Dans son argumentation, l’Agence fait également valoir l’existence d’une discrimination entre le secteur public et le secteur privé. A cet égard, renvoyant à divers arrêts de la Cour constitutionnelle (dont C. const., 9 août 2012, n° 102/2012), le tribunal estime que la différence de traitement est justifiée et raisonnable. Dans le secteur public en effet, l’employeur est responsable de la limitation du risque et en subit les éventuelles conséquences, puisqu’il indemnise celui-ci, au contraire du secteur privé.
En l’espèce, il n’y a pas de preuve d’une absence d’exposition au risque et le tribunal poursuit son examen sur le plan du lien de causalité. Ici, sont intervenus divers arrêts de la Cour de cassation, étant rappelé l’arrêt du 2 février 1998 (Cass., 2 février 1998, n° S.97.0109.N) ainsi que divers arrêts de la Cour du travail de Liège, toutes décisions portant sur la notion de cause déterminante et directe. Il appartient à la demanderesse, en application des principes dégagés en jurisprudence, de démontrer que l’exercice de l’activité de puéricultrice est un facteur qui, parmi d’autres, a joué un rôle décisif et sûr, sans cependant être prépondérant ou exclusif, dans la survenance ou le développement de la maladie. Ceci est le cas en l’espèce, puisque, sans l’exercice de la profession, l’intéressée n’aurait pas pris le traitement concerné et n’aurait dès lors pas développé la maladie en cause.

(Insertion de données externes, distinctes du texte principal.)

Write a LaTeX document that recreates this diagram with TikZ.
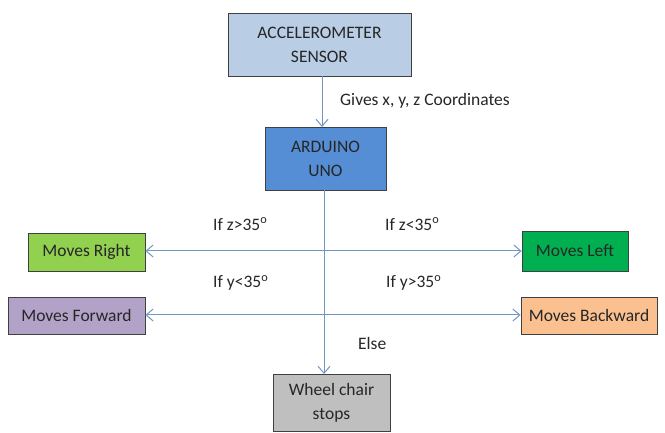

La relation causale est ainsi établie et le tribunal désigne, en conséquence, un expert.
Intérêt de la décision
C’est une nouvelle fois le rappel des importants arrêts rendus par la Cour de cassation sur la notion de cause déterminante et directe qui est au cœur de ce jugement, étant l’arrêt du 4 avril 2016 d’une part (concernant une pathologie de la liste et la Cour de cassation précisant dans sa décision que l’article 32 des lois coordonnées du 3 juin 1970 ne sont pas applicables au secteur public) et celui du 10 décembre 2018 (où la Cour a précisé que l’application de la présomption d’exposition vaut tant pour les maladies hors liste que pour celles de la liste) de l’autre.
Pour ce qui est de la cause déterminante et directe, le tribunal renvoie aux fondements, étant l’arrêt de la Cour de cassation du 2 février 1998. Son enseignement a été rappelé, quasi-textuellement, dans un arrêt très récent, rendu par la Cour le 22 juin 2020 (Cass., 22 juin 2020, n° S.18.0009.F), où celle-ci, confirmant sa jurisprudence sur la question, a inclus dans sa décision un léger ajout, étant que la victime (ou l’ayant droit) ne doit pas établir l’importance de l’influence exercée par la prédisposition et « notamment que cette influence est moindre que celle de cet exercice ».